Results, Findings, Outcomes
The workshop learning objectives are to:
1. Recognize that we are all biased.
2. Understand the extent and prevalence of unconscious workplace bias towards women.
3. Name and recognize intersectional factors that affect women in the workplace.
4. Identify personal connections to the intersectional barriers.
5. Identify potential solutions to better support all women in the organization.
From existing research on unconscious bias and intersectionality, it is clear that women face a steep climb on their path to organizational leadership. Dzubinski’s (2017) framework will give participants comprehensive knowledge of intersectional factors that impact women’s leadership. Participants will cognitively recognize barriers and emotionally connect to them through sharing workplace stories with others. Then they will brainstorm possible solutions.

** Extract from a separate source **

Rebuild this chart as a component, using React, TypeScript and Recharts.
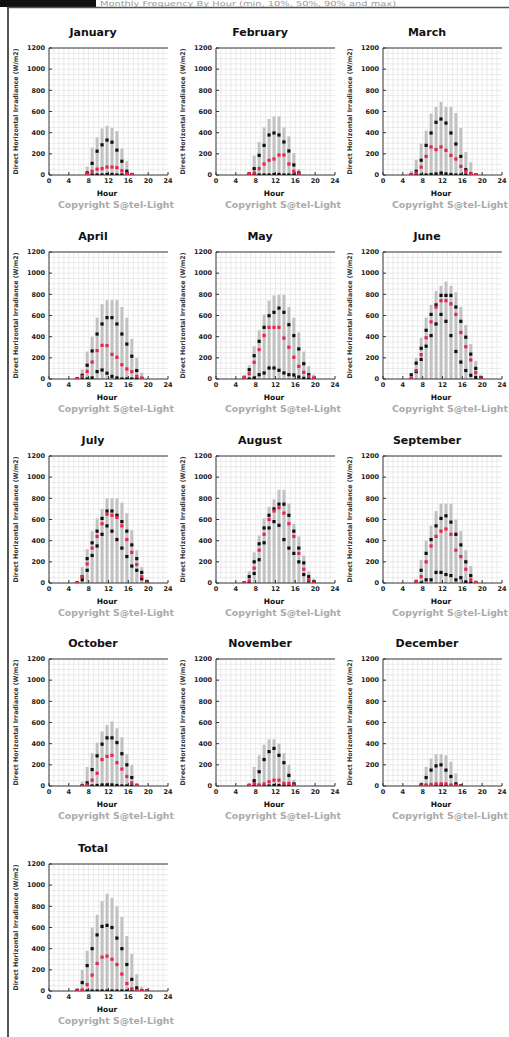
import React from 'react';
import { ComposedChart, Bar, Scatter, XAxis, YAxis, CartesianGrid } from 'recharts';

// one entry per panel, January .. December, then Total
const panelTitles = [
  'January', 'February', 'March', 'April', 'May', 'June',
  'July', 'August', 'September', 'October', 'November', 'December', 'Total',
];

// first hour bin that has data in each panel
const firstHour = [7, 6, 5, 5, 5, 5, 5, 5, 6, 6, 6, 7, 5];

// markers sit a bit to the right of the hour line
const binOffset = 0.7;

const maxValues: number[][] = [
  [80, 260, 355, 440, 465, 445, 415, 250, 130, 10],
  [10, 183, 312, 450, 529, 554, 554, 450, 365, 208, 57],
  [40, 145, 296, 419, 580, 643, 690, 643, 643, 586, 444, 217, 120, 19],
  [20, 90, 260, 400, 580, 710, 745, 745, 745, 680, 580, 380, 200, 60],
  [30, 130, 310, 460, 610, 740, 790, 795, 795, 680, 580, 440, 260, 120, 40],
  [45, 200, 390, 580, 700, 830, 880, 920, 880, 820, 680, 510, 330, 170, 40],
  [10, 150, 320, 490, 610, 700, 800, 800, 800, 760, 660, 500, 310, 150, 40],
  [10, 110, 290, 450, 610, 720, 790, 880, 880, 750, 560, 440, 260, 110, 40],
  [40, 220, 400, 540, 680, 750, 750, 750, 600, 490, 310, 160, 20],
  [40, 180, 310, 410, 515, 575, 610, 545, 460, 300, 200, 30],
  [30, 180, 290, 390, 440, 440, 400, 310, 200, 60],
  [40, 180, 260, 300, 300, 290, 230, 120, 20],
  [30, 200, 380, 600, 720, 850, 920, 880, 800, 700, 520, 350, 160, 40, 10],
];

const p90Values: number[][] = [
  [20, 110, 225, 285, 330, 310, 235, 130, 35, 5],
  [12, 60, 186, 280, 378, 397, 378, 312, 227, 95, 20],
  [0, 35, 139, 280, 397, 498, 529, 491, 397, 293, 176, 50, 12, 3],
  [0, 35, 130, 265, 425, 520, 580, 580, 520, 425, 330, 215, 80, 6],
  [15, 88, 220, 356, 488, 598, 630, 670, 630, 513, 410, 284, 145, 41, 6],
  [40, 150, 290, 460, 610, 700, 790, 790, 790, 680, 545, 395, 235, 100, 10],
  [0, 60, 230, 380, 490, 610, 680, 680, 640, 580, 490, 360, 230, 100, 10],
  [0, 60, 200, 370, 520, 640, 700, 745, 745, 640, 490, 330, 190, 60, 10],
  [10, 120, 280, 410, 540, 610, 635, 575, 460, 360, 200, 70, 5],
  [0, 30, 155, 285, 395, 455, 455, 410, 305, 200, 80, 5],
  [5, 50, 135, 250, 325, 355, 290, 220, 100, 20],
  [10, 80, 150, 190, 200, 150, 90, 20, 0],
  [5, 80, 240, 400, 530, 610, 620, 600, 500, 400, 250, 110, 30, 0, 0],
];

const p50Values: number[][] = [
  [10, 35, 55, 60, 75, 75, 70, 40, 15, 5],
  [12, 19, 60, 104, 139, 151, 189, 189, 104, 35, 12],
  [0, 20, 75, 176, 265, 240, 265, 233, 186, 151, 82, 35, 12, 3],
  [0, 25, 72, 160, 268, 318, 315, 233, 205, 135, 95, 69, 25, 6],
  [15, 50, 158, 277, 410, 488, 488, 488, 387, 300, 205, 120, 63, 25, 6],
  [5, 80, 230, 390, 540, 680, 740, 740, 710, 610, 440, 305, 180, 60, 0],
  [0, 60, 180, 330, 440, 560, 650, 640, 620, 540, 410, 290, 175, 60, 0],
  [0, 20, 140, 310, 460, 600, 680, 710, 660, 560, 440, 280, 130, 30, 0],
  [10, 60, 200, 350, 440, 490, 510, 460, 310, 250, 130, 30, 5],
  [0, 10, 55, 120, 250, 280, 290, 220, 160, 90, 30, 5],
  [5, 20, 10, 20, 40, 55, 55, 25, 25, 10],
  [0, 10, 15, 20, 20, 20, 10, 5, 0],
  [0, 10, 60, 150, 260, 320, 330, 300, 250, 160, 70, 20, 5, 0, 0],
];

const p10Values: number[][] = [
  [0, 0, 0, 0, 5, 5, 0, 0, 0, 0],
  [0, 0, 0, 0, 0, 5, 5, 0, 0, 0, 0],
  [0, 0, 0, 0, 5, 10, 19, 10, 5, 0, 0, 0, 0, 0],
  [0, 0, 0, 10, 70, 85, 55, 25, 10, 0, 0, 0, 0, 0],
  [0, 0, 10, 41, 57, 104, 104, 82, 57, 41, 38, 19, 6, 0, 0],
  [0, 70, 185, 310, 410, 520, 610, 545, 410, 260, 160, 80, 35, 15, 0],
  [0, 30, 120, 260, 350, 460, 540, 490, 410, 330, 250, 160, 120, 40, 0],
  [0, 0, 90, 220, 380, 520, 580, 545, 410, 330, 280, 200, 80, 20, 0],
  [0, 0, 30, 30, 100, 100, 80, 70, 30, 50, 10, 0, 0],
  [0, 0, 0, 5, 10, 10, 10, 5, 0, 0, 0, 0],
  [0, 0, 0, 0, 0, 5, 5, 0, 0, 0],
  [0, 0, 0, 0, 0, 0, 0, 0, 0],
  [0, 0, 0, 0, 0, 0, 0, 0, 0, 0, 0, 0, 0, 0, 0],
];

const hourTicks = [0, 4, 8, 12, 16, 20, 24];
const irrTicks = [0, 200, 400, 600, 800, 1000, 1200];
const gridHours = [1, 2, 3, 5, 6, 7, 9, 10, 11, 13, 14, 15, 17, 18, 19, 21, 22, 23, 4, 8, 12, 16, 20];
const gridIrr = [50, 100, 150, 250, 300, 350, 450, 500, 550, 650, 700, 750, 850, 900, 950, 1050, 1100, 1150, 200, 400, 600, 800, 1000];

const colLeft = [3, 170, 337];
const rowTop = [20, 224, 428, 631, 836];

const font = '"DejaVu Sans", Verdana, sans-serif';
const frameColor = '#333';

const square = (color: string) => (props: any) => (
  <rect x={props.cx - 1.6} y={props.cy - 1.6} width={3.2} height={3.2} fill={color} />
);

function Panel({ idx }: { idx: number }) {
  const data = maxValues[idx].map((m, i) => ({
    hour: firstHour[idx] + i + binOffset,
    max: m,
    p90: p90Values[idx][i],
    p50: p50Values[idx][i],
    p10: p10Values[idx][i],
  }));
  const left = colLeft[idx % 3];
  const top = rowTop[Math.floor(idx / 3)];
  const tickStyle = { fontSize: 6.5, fill: '#222', fontFamily: font, fontWeight: 'bold' as const };

  return (
    <div style={{ position: 'absolute', left, top, width: 170, height: 204 }}>
      <ComposedChart width={170} height={204} data={data} margin={{ top: 28, right: 5, bottom: 29, left: 16 }}>
        <CartesianGrid xAxisId="b" yAxisId="l" stroke="#e2e2e2" strokeWidth={0.7}
          verticalValues={gridHours} horizontalValues={gridIrr} />
        <XAxis xAxisId="b" dataKey="hour" type="number" domain={[0, 24]} ticks={hourTicks} interval={0}
          allowDataOverflow height={20} tickSize={-3} tickMargin={6} stroke={frameColor} tick={tickStyle} />
        <XAxis xAxisId="t" orientation="top" mirror type="number" domain={[0, 24]} ticks={hourTicks} interval={0}
          allowDataOverflow tick={false} tickSize={3} stroke={frameColor} />
        <YAxis yAxisId="l" type="number" domain={[0, 1200]} ticks={irrTicks} interval={0} allowDataOverflow
          width={30} tickSize={-3} tickMargin={7} stroke={frameColor} tick={tickStyle} />
        <YAxis yAxisId="r" orientation="right" mirror type="number" domain={[0, 1200]} ticks={irrTicks} interval={0}
          allowDataOverflow width={0} tick={false} tickSize={3} stroke={frameColor} />
        <Bar xAxisId="b" yAxisId="l" dataKey="max" fill="#c2c2c2" barSize={3} isAnimationActive={false} />
        <Scatter xAxisId="b" yAxisId="l" dataKey="p10" shape={square('#111')} isAnimationActive={false} />
        <Scatter xAxisId="b" yAxisId="l" dataKey="p90" shape={square('#111')} isAnimationActive={false} />
        <Scatter xAxisId="b" yAxisId="l" dataKey="p50" shape={square('#e8264e')} isAnimationActive={false} />
      </ComposedChart>
      <svg width={170} height={204} style={{ position: 'absolute', left: 0, top: 0, pointerEvents: 'none', overflow: 'visible' }}>
        <text x={90} y={12} textAnchor="middle" dominantBaseline="central" fontFamily={font}
          fontWeight="bold" fontSize={11} fill="#111">{panelTitles[idx]}</text>
        <text x={13} y={91.5} textAnchor="middle" dominantBaseline="central" fontFamily={font}
          fontWeight="bold" fontSize={6.5} fill="#333" textLength={126} lengthAdjust="spacingAndGlyphs"
          transform="rotate(-90 13 91.5)">Direct Horizontal Irradiance (W/m2)</text>
        <text x={104} y={173} textAnchor="middle" dominantBaseline="central" fontFamily={font}
          fontWeight="bold" fontSize={7.5} fill="#111">Hour</text>
        <text x={113} y={185} textAnchor="middle" dominantBaseline="central" fontFamily={font}
          fontWeight="bold" fontSize={8.5} fill="#aaa" textLength={116} lengthAdjust="spacingAndGlyphs">Copyright  S@tel-Light</text>
      </svg>
    </div>
  );
}

export default function App() {
  return (
    <div style={{ position: 'absolute', left: 0, top: 0, width: 509, height: 1037, background: '#fff', overflow: 'hidden' }}>
      <svg width={509} height={1037} style={{ position: 'absolute', left: 0, top: 0 }}>
        <rect x={0} y={0} width={96} height={7} fill="#111" />
        <text x={100} y={6} fontFamily={font} fontSize={7} fill="#999" textLength={296} lengthAdjust="spacingAndGlyphs">
          Monthly Frequency By Hour (min, 10%, 50%, 90% and max)
        </text>
        <line x1={8} y1={7.5} x2={509} y2={7.5} stroke="#555" strokeWidth={1.5} />
        <line x1={8} y1={7} x2={8} y2={1037} stroke="#555" strokeWidth={2} />
      </svg>
      {panelTitles.map((_, i) => <Panel key={i} idx={i} />)}
    </div>
  );
}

Recognizing that forms of oppression are interrelated and manifest in multiple forms of injustice and discrimination, our current research on unconscious bias sought to go beyond gender to find out what other identity aspects impact women leaders’ experiences in the workplace. Understanding and working to eliminate embedded intersectional barriers is of great practical interest because of the promise it holds for improved organizational performance and decision-making. Participants will gain a new toolset to recognize hidden barriers which will help them to develop strategies to reduce and eliminate these barriers and to fully integrate women into all levels of organizational leadership.